» **DATA EXTRACT**
====
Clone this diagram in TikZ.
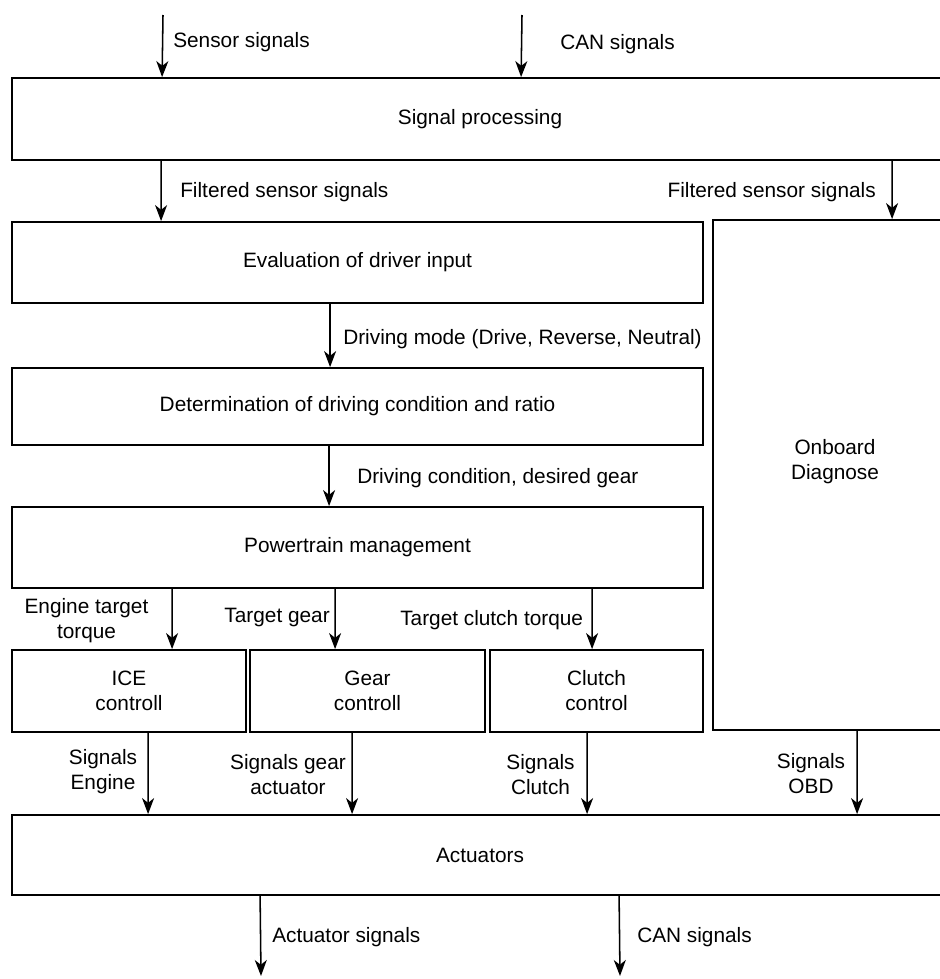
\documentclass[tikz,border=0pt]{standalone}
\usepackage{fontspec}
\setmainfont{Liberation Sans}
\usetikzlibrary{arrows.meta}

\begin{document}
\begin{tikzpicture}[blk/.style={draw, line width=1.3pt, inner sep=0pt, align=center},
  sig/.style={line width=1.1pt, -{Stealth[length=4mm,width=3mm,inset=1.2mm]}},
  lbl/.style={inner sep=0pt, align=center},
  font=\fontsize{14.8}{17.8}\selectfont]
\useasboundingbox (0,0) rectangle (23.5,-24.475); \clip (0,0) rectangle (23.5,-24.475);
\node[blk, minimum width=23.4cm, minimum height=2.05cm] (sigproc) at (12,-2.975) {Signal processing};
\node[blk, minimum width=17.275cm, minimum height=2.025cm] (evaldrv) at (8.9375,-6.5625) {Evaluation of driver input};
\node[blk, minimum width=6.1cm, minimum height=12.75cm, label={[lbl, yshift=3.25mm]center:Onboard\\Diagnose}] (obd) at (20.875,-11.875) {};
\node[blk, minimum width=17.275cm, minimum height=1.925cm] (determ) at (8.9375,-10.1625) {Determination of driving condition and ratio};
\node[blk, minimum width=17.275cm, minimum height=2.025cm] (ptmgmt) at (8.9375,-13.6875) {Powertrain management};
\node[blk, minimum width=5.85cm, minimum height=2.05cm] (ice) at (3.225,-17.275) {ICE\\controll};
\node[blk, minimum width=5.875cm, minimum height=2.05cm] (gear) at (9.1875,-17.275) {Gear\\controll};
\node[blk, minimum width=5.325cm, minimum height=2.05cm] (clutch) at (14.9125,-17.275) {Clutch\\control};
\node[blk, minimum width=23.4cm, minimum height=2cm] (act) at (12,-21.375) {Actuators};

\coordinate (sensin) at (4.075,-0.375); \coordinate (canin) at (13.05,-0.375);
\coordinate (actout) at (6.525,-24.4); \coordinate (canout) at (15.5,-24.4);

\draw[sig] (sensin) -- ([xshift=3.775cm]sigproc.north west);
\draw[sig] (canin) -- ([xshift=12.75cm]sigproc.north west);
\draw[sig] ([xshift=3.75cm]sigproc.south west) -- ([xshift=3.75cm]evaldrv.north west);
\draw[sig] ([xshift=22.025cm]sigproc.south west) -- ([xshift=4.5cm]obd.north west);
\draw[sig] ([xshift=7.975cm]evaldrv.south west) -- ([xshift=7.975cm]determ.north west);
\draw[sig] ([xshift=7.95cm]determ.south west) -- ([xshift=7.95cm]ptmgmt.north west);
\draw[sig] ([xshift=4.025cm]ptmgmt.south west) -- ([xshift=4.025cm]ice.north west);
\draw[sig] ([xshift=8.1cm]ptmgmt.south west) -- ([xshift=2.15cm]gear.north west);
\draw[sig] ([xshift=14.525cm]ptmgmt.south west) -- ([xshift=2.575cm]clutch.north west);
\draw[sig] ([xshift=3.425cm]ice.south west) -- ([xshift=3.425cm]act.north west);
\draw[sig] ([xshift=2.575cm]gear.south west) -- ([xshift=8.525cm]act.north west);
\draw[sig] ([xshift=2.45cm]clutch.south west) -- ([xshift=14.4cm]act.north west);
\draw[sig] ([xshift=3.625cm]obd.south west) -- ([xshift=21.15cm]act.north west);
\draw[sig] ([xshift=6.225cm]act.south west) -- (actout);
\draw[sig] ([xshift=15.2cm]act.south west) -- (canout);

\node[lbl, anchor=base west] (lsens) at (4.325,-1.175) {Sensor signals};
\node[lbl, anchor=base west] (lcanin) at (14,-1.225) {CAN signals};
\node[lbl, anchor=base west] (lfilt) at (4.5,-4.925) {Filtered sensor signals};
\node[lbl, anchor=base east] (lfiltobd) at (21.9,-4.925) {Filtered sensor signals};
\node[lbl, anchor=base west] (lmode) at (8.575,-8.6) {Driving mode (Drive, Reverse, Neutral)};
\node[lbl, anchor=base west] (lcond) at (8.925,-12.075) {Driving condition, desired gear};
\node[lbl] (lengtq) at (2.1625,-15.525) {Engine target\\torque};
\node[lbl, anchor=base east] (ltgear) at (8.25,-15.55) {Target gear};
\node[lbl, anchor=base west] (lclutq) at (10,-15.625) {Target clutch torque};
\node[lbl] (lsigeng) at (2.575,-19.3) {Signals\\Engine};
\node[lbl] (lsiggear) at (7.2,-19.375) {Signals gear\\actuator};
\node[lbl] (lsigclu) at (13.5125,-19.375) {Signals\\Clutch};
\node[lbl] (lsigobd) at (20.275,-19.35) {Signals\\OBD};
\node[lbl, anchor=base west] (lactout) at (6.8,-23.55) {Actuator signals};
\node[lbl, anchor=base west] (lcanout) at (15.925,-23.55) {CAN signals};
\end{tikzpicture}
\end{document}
====
Write the lines above out again exactly, without any of their pictures.

Clone this diagram in TikZ.
\documentclass[tikz,border=0pt]{standalone}
\usepackage{fontspec}
\setmainfont{Liberation Sans}
\usetikzlibrary{arrows.meta}

\begin{document}
\begin{tikzpicture}[blk/.style={draw, line width=1.3pt, inner sep=0pt, align=center},
  sig/.style={line width=1.1pt, -{Stealth[length=4mm,width=3mm,inset=1.2mm]}},
  lbl/.style={inner sep=0pt, align=center},
  font=\fontsize{14.8}{17.8}\selectfont]
\useasboundingbox (0,0) rectangle (23.5,-24.475); \clip (0,0) rectangle (23.5,-24.475);
\node[blk, minimum width=23.4cm, minimum height=2.05cm] (sigproc) at (12,-2.975) {Signal processing};
\node[blk, minimum width=17.275cm, minimum height=2.025cm] (evaldrv) at (8.9375,-6.5625) {Evaluation of driver input};
\node[blk, minimum width=6.1cm, minimum height=12.75cm, label={[lbl, yshift=3.25mm]center:Onboard\\Diagnose}] (obd) at (20.875,-11.875) {};
\node[blk, minimum width=17.275cm, minimum height=1.925cm] (determ) at (8.9375,-10.1625) {Determination of driving condition and ratio};
\node[blk, minimum width=17.275cm, minimum height=2.025cm] (ptmgmt) at (8.9375,-13.6875) {Powertrain management};
\node[blk, minimum width=5.85cm, minimum height=2.05cm] (ice) at (3.225,-17.275) {ICE\\controll};
\node[blk, minimum width=5.875cm, minimum height=2.05cm] (gear) at (9.1875,-17.275) {Gear\\controll};
\node[blk, minimum width=5.325cm, minimum height=2.05cm] (clutch) at (14.9125,-17.275) {Clutch\\control};
\node[blk, minimum width=23.4cm, minimum height=2cm] (act) at (12,-21.375) {Actuators};

\coordinate (sensin) at (4.075,-0.375); \coordinate (canin) at (13.05,-0.375);
\coordinate (actout) at (6.525,-24.4); \coordinate (canout) at (15.5,-24.4);

\draw[sig] (sensin) -- ([xshift=3.775cm]sigproc.north west);
\draw[sig] (canin) -- ([xshift=12.75cm]sigproc.north west);
\draw[sig] ([xshift=3.75cm]sigproc.south west) -- ([xshift=3.75cm]evaldrv.north west);
\draw[sig] ([xshift=22.025cm]sigproc.south west) -- ([xshift=4.5cm]obd.north west);
\draw[sig] ([xshift=7.975cm]evaldrv.south west) -- ([xshift=7.975cm]determ.north west);
\draw[sig] ([xshift=7.95cm]determ.south west) -- ([xshift=7.95cm]ptmgmt.north west);
\draw[sig] ([xshift=4.025cm]ptmgmt.south west) -- ([xshift=4.025cm]ice.north west);
\draw[sig] ([xshift=8.1cm]ptmgmt.south west) -- ([xshift=2.15cm]gear.north west);
\draw[sig] ([xshift=14.525cm]ptmgmt.south west) -- ([xshift=2.575cm]clutch.north west);
\draw[sig] ([xshift=3.425cm]ice.south west) -- ([xshift=3.425cm]act.north west);
\draw[sig] ([xshift=2.575cm]gear.south west) -- ([xshift=8.525cm]act.north west);
\draw[sig] ([xshift=2.45cm]clutch.south west) -- ([xshift=14.4cm]act.north west);
\draw[sig] ([xshift=3.625cm]obd.south west) -- ([xshift=21.15cm]act.north west);
\draw[sig] ([xshift=6.225cm]act.south west) -- (actout);
\draw[sig] ([xshift=15.2cm]act.south west) -- (canout);

\node[lbl, anchor=base west] (lsens) at (4.325,-1.175) {Sensor signals};
\node[lbl, anchor=base west] (lcanin) at (14,-1.225) {CAN signals};
\node[lbl, anchor=base west] (lfilt) at (4.5,-4.925) {Filtered sensor signals};
\node[lbl, anchor=base east] (lfiltobd) at (21.9,-4.925) {Filtered sensor signals};
\node[lbl, anchor=base west] (lmode) at (8.575,-8.6) {Driving mode (Drive, Reverse, Neutral)};
\node[lbl, anchor=base west] (lcond) at (8.925,-12.075) {Driving condition, desired gear};
\node[lbl] (lengtq) at (2.1625,-15.525) {Engine target\\torque};
\node[lbl, anchor=base east] (ltgear) at (8.25,-15.55) {Target gear};
\node[lbl, anchor=base west] (lclutq) at (10,-15.625) {Target clutch torque};
\node[lbl] (lsigeng) at (2.575,-19.3) {Signals\\Engine};
\node[lbl] (lsiggear) at (7.2,-19.375) {Signals gear\\actuator};
\node[lbl] (lsigclu) at (13.5125,-19.375) {Signals\\Clutch};
\node[lbl] (lsigobd) at (20.275,-19.35) {Signals\\OBD};
\node[lbl, anchor=base west] (lactout) at (6.8,-23.55) {Actuator signals};
\node[lbl, anchor=base west] (lcanout) at (15.925,-23.55) {CAN signals};
\end{tikzpicture}
\end{document}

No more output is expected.